> [Dataset extract]
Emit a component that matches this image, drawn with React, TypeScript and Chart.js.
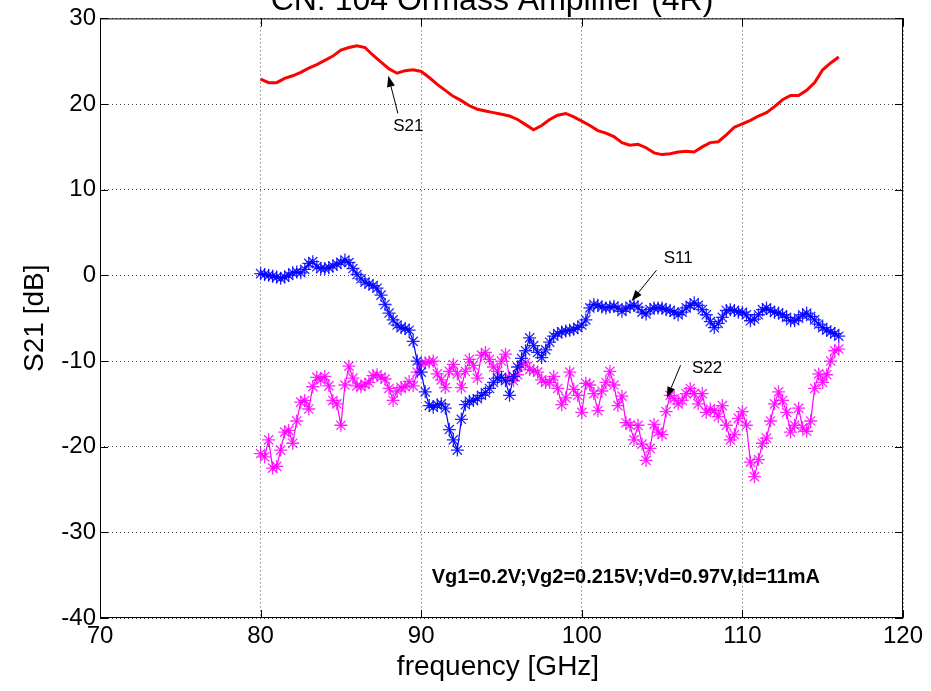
import React, { useEffect, useRef } from "react";
import { Chart, registerables } from "chart.js";

Chart.register(...registerables);

// ---- Data ---------------------------------------------------------------

const TITLE = "CN: 104 Ormass Amplifier (4R)";
const X_LABEL = "frequency [GHz]";
const Y_LABEL = "S21 [dB]";
const BIAS_NOTE = "Vg1=0.2V;Vg2=0.215V;Vd=0.97V,Id=11mA";

const X_MIN = 70;
const X_MAX = 120;
const X_STEP = 10;
const Y_MIN = -40;
const Y_MAX = 30;
const Y_STEP = 10;

// S21 sweep: 80 .. 116 GHz, 0.5 GHz spacing
const S21_START = 80;
const S21_STEP = 0.5;
const s21Values = [
  22.9, 22.5, 22.5, 23.0, 23.3, 23.7, 24.2, 24.6, 25.1, 25.6,
  26.3, 26.6, 26.8, 26.6, 25.7, 24.9, 24.1, 23.6, 23.9, 24.0,
  23.8, 23.1, 22.3, 21.6, 20.9, 20.4, 19.8, 19.4, 19.2, 19.0,
  18.8, 18.6, 18.2, 17.6, 17.0, 17.5, 18.2, 18.7, 18.9, 18.5,
  18.0, 17.5, 16.9, 16.6, 16.2, 15.5, 15.2, 15.3, 14.9, 14.3,
  14.1, 14.2, 14.4, 14.5, 14.4, 15.0, 15.5, 15.6, 16.4, 17.3,
  17.7, 18.1, 18.6, 19.0, 19.7, 20.5, 21.0, 21.0, 21.6, 22.5,
  24.0, 24.8, 25.5,
];

// S11 / S22 sweep: 80 .. 116 GHz, 0.25 GHz spacing
const SP_START = 80;
const SP_STEP = 0.25;
const s11Values = [
  0.2, 0.1, 0.0, -0.1, -0.2, -0.35, -0.2, 0.0, 0.3, 0.4,
  0.3, 0.7, 1.4, 1.6, 1.0, 0.8, 0.8, 0.9, 1.1, 1.3,
  1.5, 1.8, 1.5, 0.8, 0.1, -0.4, -0.8, -1.0, -1.2, -1.5,
  -2.3, -3.4, -4.4, -5.2, -5.8, -6.1, -6.2, -6.4, -7.7, -10.0,
  -11.3, -13.6, -15.2, -15.4, -15.1, -15.0, -15.5, -18.0, -19.2, -20.4,
  -16.8, -15.1, -14.7, -14.6, -14.4, -14.0, -13.7, -13.2, -12.5, -12.0,
  -11.9, -12.3, -14.0, -11.8, -10.7, -9.7, -8.8, -7.3, -8.2, -9.0,
  -9.6, -8.7, -7.8, -7.1, -6.8, -6.6, -6.5, -6.4, -6.3, -6.1,
  -5.8, -5.2, -3.8, -3.4, -3.5, -3.7, -3.8, -3.7, -3.6, -3.8,
  -4.2, -3.9, -3.6, -3.5, -3.7, -4.3, -4.5, -4.0, -3.8, -3.8,
  -3.8, -4.0, -4.1, -4.3, -4.6, -4.3, -3.8, -3.5, -3.2, -3.5,
  -4.0, -4.6, -5.4, -6.1, -5.6, -4.9, -4.1, -4.0, -4.1, -4.3,
  -4.3, -4.6, -5.3, -5.1, -4.6, -4.0, -3.8, -4.1, -4.3, -4.4,
  -4.6, -4.9, -5.3, -5.3, -5.0, -4.6, -4.4, -4.8, -5.2, -5.7,
  -6.1, -6.4, -6.6, -6.8, -7.1,
];
const s22Values = [
  -20.8, -21.2, -19.2, -22.5, -22.3, -20.4, -18.3, -18.1, -19.6, -17.0,
  -14.8, -14.6, -15.6, -13.0, -11.9, -12.2, -11.8, -12.9, -14.6, -15.0,
  -17.5, -12.8, -10.6, -12.0, -12.9, -13.0, -12.7, -12.5, -11.7, -11.6,
  -11.9, -12.1, -13.2, -14.6, -13.5, -13.1, -13.0, -12.4, -12.9, -11.3,
  -10.4, -10.2, -10.1, -10.0, -11.5, -12.2, -13.1, -11.2, -10.4, -11.5,
  -13.1, -11.2, -9.8, -10.5, -12.0, -9.3, -9.0, -9.8, -10.7, -11.2,
  -10.0, -9.2, -12.0, -12.3, -11.6, -10.5, -10.2, -11.0, -11.1, -11.3,
  -12.2, -12.5, -12.5, -11.8, -13.2, -15.1, -14.3, -11.3, -13.3, -14.0,
  -16.0, -12.6, -12.8, -13.8, -15.8, -13.5, -12.5, -11.2, -12.8, -15.2,
  -14.1, -17.2, -17.5, -19.2, -17.5, -19.7, -21.6, -20.2, -17.4, -18.3,
  -18.6, -15.9, -14.0, -14.4, -15.0, -14.6, -13.8, -13.2, -13.8, -15.0,
  -13.8, -16.0, -15.6, -15.8, -16.5, -15.2, -17.5, -19.2, -18.6, -16.7,
  -15.9, -17.5, -21.8, -23.5, -21.5, -19.6, -19.0, -17.0, -15.0, -13.6,
  -14.6, -16.0, -18.3, -17.5, -15.5, -17.8, -18.2, -17.0, -13.2, -11.5,
  -12.5, -11.6, -10.0, -8.8, -8.6,
];

// Curve labels: text position and arrow (tail -> head), in data units
const curveLabels = [
  { text: "S21", tx: 89.2, ty: 17.4, ax0: 88.55, ay0: 18.9, ax1: 87.95, ay1: 23.3 },
  { text: "S11", tx: 106.0, ty: 2.0, ax0: 104.65, ay0: 0.6, ax1: 103.1, ay1: -3.0 },
  { text: "S22", tx: 107.8, ty: -10.8, ax0: 106.15, ay0: -10.5, ax1: 105.3, ay1: -14.3 },
];
const NOTE_X = 90.65;
const NOTE_Y = -35.3;

// ---- Helpers ------------------------------------------------------------

const FONT = "'Liberation Sans', Arial, Helvetica, sans-serif";

function toPoints(start: number, step: number, values: number[]) {
  return values.map((v, i) => ({ x: start + i * step, y: v }));
}

const frame = {
  id: "frame",
  afterDatasetsDraw(chart: any) {
    const { ctx, chartArea: a, scales } = chart;
    const xs = scales.x;
    const ys = scales.y;
    ctx.save();

    // box around the axes
    ctx.strokeStyle = "#000";
    ctx.lineWidth = 1;
    ctx.setLineDash([]);
    ctx.strokeRect(a.left + 0.5, a.top + 0.5, a.right - a.left - 1, a.bottom - a.top - 1);

    // inward tick marks on all four sides
    const tl = 8;
    ctx.beginPath();
    for (let v = X_MIN; v <= X_MAX; v += X_STEP) {
      const px = Math.round(xs.getPixelForValue(v)) + 0.5;
      ctx.moveTo(px, a.bottom);
      ctx.lineTo(px, a.bottom - tl);
      ctx.moveTo(px, a.top);
      ctx.lineTo(px, a.top + tl);
    }
    for (let v = Y_MIN; v <= Y_MAX; v += Y_STEP) {
      const py = Math.round(ys.getPixelForValue(v)) + 0.5;
      ctx.moveTo(a.left, py);
      ctx.lineTo(a.left + tl, py);
      ctx.moveTo(a.right, py);
      ctx.lineTo(a.right - tl, py);
    }
    ctx.stroke();

    // curve labels with arrows
    ctx.fillStyle = "#000";
    ctx.font = `17px ${FONT}`;
    ctx.textAlign = "center";
    ctx.textBaseline = "middle";
    for (const c of curveLabels) {
      ctx.fillText(c.text, xs.getPixelForValue(c.tx), ys.getPixelForValue(c.ty));
      const x0 = xs.getPixelForValue(c.ax0);
      const y0 = ys.getPixelForValue(c.ay0);
      const x1 = xs.getPixelForValue(c.ax1);
      const y1 = ys.getPixelForValue(c.ay1);
      const ang = Math.atan2(y1 - y0, x1 - x0);
      const hl = 11;
      const hw = 4;
      const bx = x1 - hl * Math.cos(ang);
      const by = y1 - hl * Math.sin(ang);
      ctx.beginPath();
      ctx.moveTo(x0, y0);
      ctx.lineTo(bx, by);
      ctx.stroke();
      ctx.beginPath();
      ctx.moveTo(x1, y1);
      ctx.lineTo(bx + hw * Math.sin(ang), by - hw * Math.cos(ang));
      ctx.lineTo(bx - hw * Math.sin(ang), by + hw * Math.cos(ang));
      ctx.closePath();
      ctx.fill();
    }

    // bias conditions
    ctx.font = `bold 20px ${FONT}`;
    ctx.textAlign = "left";
    ctx.textBaseline = "middle";
    ctx.fillText(BIAS_NOTE, xs.getPixelForValue(NOTE_X), ys.getPixelForValue(NOTE_Y));

    // axis titles
    ctx.font = `28px ${FONT}`;
    ctx.textAlign = "center";
    ctx.textBaseline = "middle";
    ctx.fillText(X_LABEL, 498, 667);
    ctx.save();
    ctx.translate(35, (a.top + a.bottom) / 2);
    ctx.rotate(-Math.PI / 2);
    ctx.fillText(Y_LABEL, 0, 0);
    ctx.restore();

    // plot title (sits above the canvas top edge)
    ctx.font = `32px ${FONT}`;
    ctx.textAlign = "center";
    ctx.textBaseline = "alphabetic";
    ctx.fillText(TITLE, 492, 10);

    ctx.restore();
  },
};

// ---- Component ----------------------------------------------------------

export default function App() {
  const canvasRef = useRef<HTMLCanvasElement | null>(null);

  useEffect(() => {
    const canvas = canvasRef.current;
    if (!canvas) return;

    const tickFont = { family: FONT, size: 24 };
    const gridStyle = { color: "rgba(0,0,0,0.7)", lineWidth: 1, drawTicks: false };

    const chart = new Chart(canvas, {
      type: "line",
      data: {
        datasets: [
          {
            label: "S21",
            data: toPoints(S21_START, S21_STEP, s21Values),
            borderColor: "#ff0000",
            borderWidth: 3,
            pointRadius: 0,
            tension: 0,
          },
          {
            label: "S11",
            data: toPoints(SP_START, SP_STEP, s11Values),
            borderColor: "#0000ff",
            borderWidth: 1.2,
            pointStyle: "star",
            pointRadius: 6.5,
            pointBorderColor: "rgba(0,0,255,0.85)",
            pointBackgroundColor: "#0000ff",
            pointBorderWidth: 1.3,
            tension: 0,
          },
          {
            label: "S22",
            data: toPoints(SP_START, SP_STEP, s22Values),
            borderColor: "#ff00ff",
            borderWidth: 1.2,
            pointStyle: "star",
            pointRadius: 6.5,
            pointBorderColor: "rgba(255,0,255,0.85)",
            pointBackgroundColor: "#ff00ff",
            pointBorderWidth: 1.3,
            tension: 0,
          },
        ],
      },
      options: {
        responsive: false,
        animation: false,
        layout: { padding: { top: 13, right: 28, left: 0, bottom: 0 } },
        plugins: {
          legend: { display: false },
          tooltip: { enabled: false },
          title: { display: false },
        },
        scales: {
          x: {
            type: "linear",
            min: X_MIN,
            max: X_MAX,
            ticks: { stepSize: X_STEP, font: tickFont, color: "#000", padding: 4, maxRotation: 0 },
            grid: gridStyle,
            border: { display: false, dash: [1, 3] },
            afterFit: (s: any) => {
              s.height = 73;
            },
          },
          y: {
            type: "linear",
            min: Y_MIN,
            max: Y_MAX,
            ticks: { stepSize: Y_STEP, font: tickFont, color: "#000", padding: 4 },
            grid: gridStyle,
            border: { display: false, dash: [1, 3] },
            afterFit: (s: any) => {
              s.width = 100;
            },
          },
        },
      },
      plugins: [frame],
    } as any);

    return () => chart.destroy();
  }, []);

  return (
    <div style={{ position: "absolute", left: 0, top: 0, width: 931, height: 691, background: "#fff" }}>
      <canvas ref={canvasRef} width={931} height={691} />
    </div>
  );
}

> [What is required] Report all lines of the data that include the word "with".

> [The response]
Emit a component that matches this image, drawn with React, TypeScript and Chart.js.
    // curve labels with arrows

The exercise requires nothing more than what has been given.